### Challenge
Extract every entry word for word. Skip the pictures.

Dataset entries
** START **

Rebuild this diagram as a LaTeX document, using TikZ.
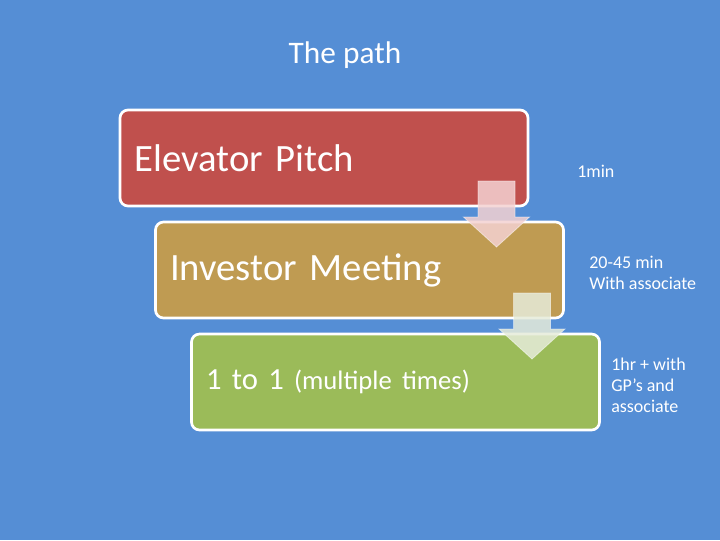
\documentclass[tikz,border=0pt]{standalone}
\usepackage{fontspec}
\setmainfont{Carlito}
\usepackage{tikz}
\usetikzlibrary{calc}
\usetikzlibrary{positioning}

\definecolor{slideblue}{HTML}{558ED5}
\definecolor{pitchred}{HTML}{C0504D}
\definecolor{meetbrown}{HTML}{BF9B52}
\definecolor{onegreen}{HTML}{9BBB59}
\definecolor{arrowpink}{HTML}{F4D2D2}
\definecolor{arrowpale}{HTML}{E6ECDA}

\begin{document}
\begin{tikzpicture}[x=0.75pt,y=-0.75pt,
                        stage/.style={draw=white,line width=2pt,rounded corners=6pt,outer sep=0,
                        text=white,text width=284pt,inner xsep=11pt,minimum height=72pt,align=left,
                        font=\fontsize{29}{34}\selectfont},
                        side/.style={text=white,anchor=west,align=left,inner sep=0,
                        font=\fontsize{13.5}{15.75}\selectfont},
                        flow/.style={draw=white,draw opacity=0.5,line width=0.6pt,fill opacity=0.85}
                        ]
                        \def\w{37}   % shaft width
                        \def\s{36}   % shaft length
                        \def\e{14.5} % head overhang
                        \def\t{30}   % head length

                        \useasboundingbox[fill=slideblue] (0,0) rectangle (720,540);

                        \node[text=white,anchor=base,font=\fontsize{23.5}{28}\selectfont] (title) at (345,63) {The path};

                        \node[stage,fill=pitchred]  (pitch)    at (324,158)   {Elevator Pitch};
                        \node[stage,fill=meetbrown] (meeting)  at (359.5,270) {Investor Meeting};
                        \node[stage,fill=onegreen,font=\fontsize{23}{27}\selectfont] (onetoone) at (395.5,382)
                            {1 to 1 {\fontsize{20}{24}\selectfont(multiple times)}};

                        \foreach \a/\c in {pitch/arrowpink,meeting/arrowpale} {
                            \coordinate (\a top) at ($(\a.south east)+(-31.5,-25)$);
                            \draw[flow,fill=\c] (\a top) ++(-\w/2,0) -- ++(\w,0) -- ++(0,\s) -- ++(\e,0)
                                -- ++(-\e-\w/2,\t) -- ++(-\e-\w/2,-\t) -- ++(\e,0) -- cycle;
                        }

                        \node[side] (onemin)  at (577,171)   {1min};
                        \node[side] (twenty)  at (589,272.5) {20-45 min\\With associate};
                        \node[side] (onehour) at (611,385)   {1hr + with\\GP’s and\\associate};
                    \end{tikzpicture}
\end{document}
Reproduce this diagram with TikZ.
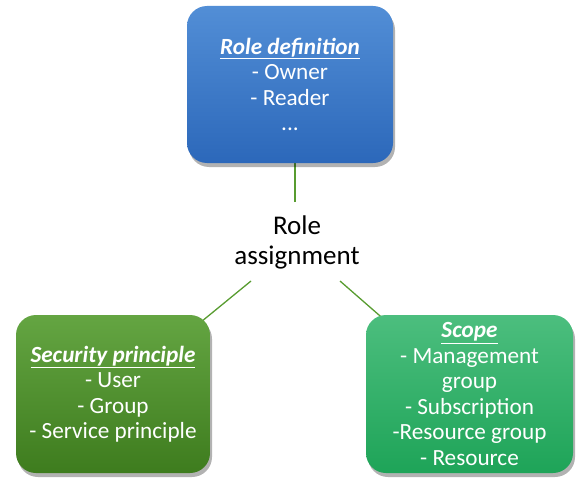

** END **

### Answer to the exercise
Rebuild this diagram as a LaTeX document, using TikZ.
\documentclass[tikz,border=0pt]{standalone}
\usepackage{fontspec}
\setmainfont{Carlito}
\usepackage{tikz}
\usetikzlibrary{calc}
\usetikzlibrary{positioning}

\definecolor{slideblue}{HTML}{558ED5}
\definecolor{pitchred}{HTML}{C0504D}
\definecolor{meetbrown}{HTML}{BF9B52}
\definecolor{onegreen}{HTML}{9BBB59}
\definecolor{arrowpink}{HTML}{F4D2D2}
\definecolor{arrowpale}{HTML}{E6ECDA}

\begin{document}
\begin{tikzpicture}[x=0.75pt,y=-0.75pt,
                        stage/.style={draw=white,line width=2pt,rounded corners=6pt,outer sep=0,
                        text=white,text width=284pt,inner xsep=11pt,minimum height=72pt,align=left,
                        font=\fontsize{29}{34}\selectfont},
                        side/.style={text=white,anchor=west,align=left,inner sep=0,
                        font=\fontsize{13.5}{15.75}\selectfont},
                        flow/.style={draw=white,draw opacity=0.5,line width=0.6pt,fill opacity=0.85}
                        ]
                        \def\w{37}   % shaft width
                        \def\s{36}   % shaft length
                        \def\e{14.5} % head overhang
                        \def\t{30}   % head length

                        \useasboundingbox[fill=slideblue] (0,0) rectangle (720,540);

                        \node[text=white,anchor=base,font=\fontsize{23.5}{28}\selectfont] (title) at (345,63) {The path};

                        \node[stage,fill=pitchred]  (pitch)    at (324,158)   {Elevator Pitch};
                        \node[stage,fill=meetbrown] (meeting)  at (359.5,270) {Investor Meeting};
                        \node[stage,fill=onegreen,font=\fontsize{23}{27}\selectfont] (onetoone) at (395.5,382)
                            {1 to 1 {\fontsize{20}{24}\selectfont(multiple times)}};

                        \foreach \a/\c in {pitch/arrowpink,meeting/arrowpale} {
                            \coordinate (\a top) at ($(\a.south east)+(-31.5,-25)$);
                            \draw[flow,fill=\c] (\a top) ++(-\w/2,0) -- ++(\w,0) -- ++(0,\s) -- ++(\e,0)
                                -- ++(-\e-\w/2,\t) -- ++(-\e-\w/2,-\t) -- ++(\e,0) -- cycle;
                        }

                        \node[side] (onemin)  at (577,171)   {1min};
                        \node[side] (twenty)  at (589,272.5) {20-45 min\\With associate};
                        \node[side] (onehour) at (611,385)   {1hr + with\\GP’s and\\associate};
                    \end{tikzpicture}
\end{document}
Reproduce this diagram with TikZ.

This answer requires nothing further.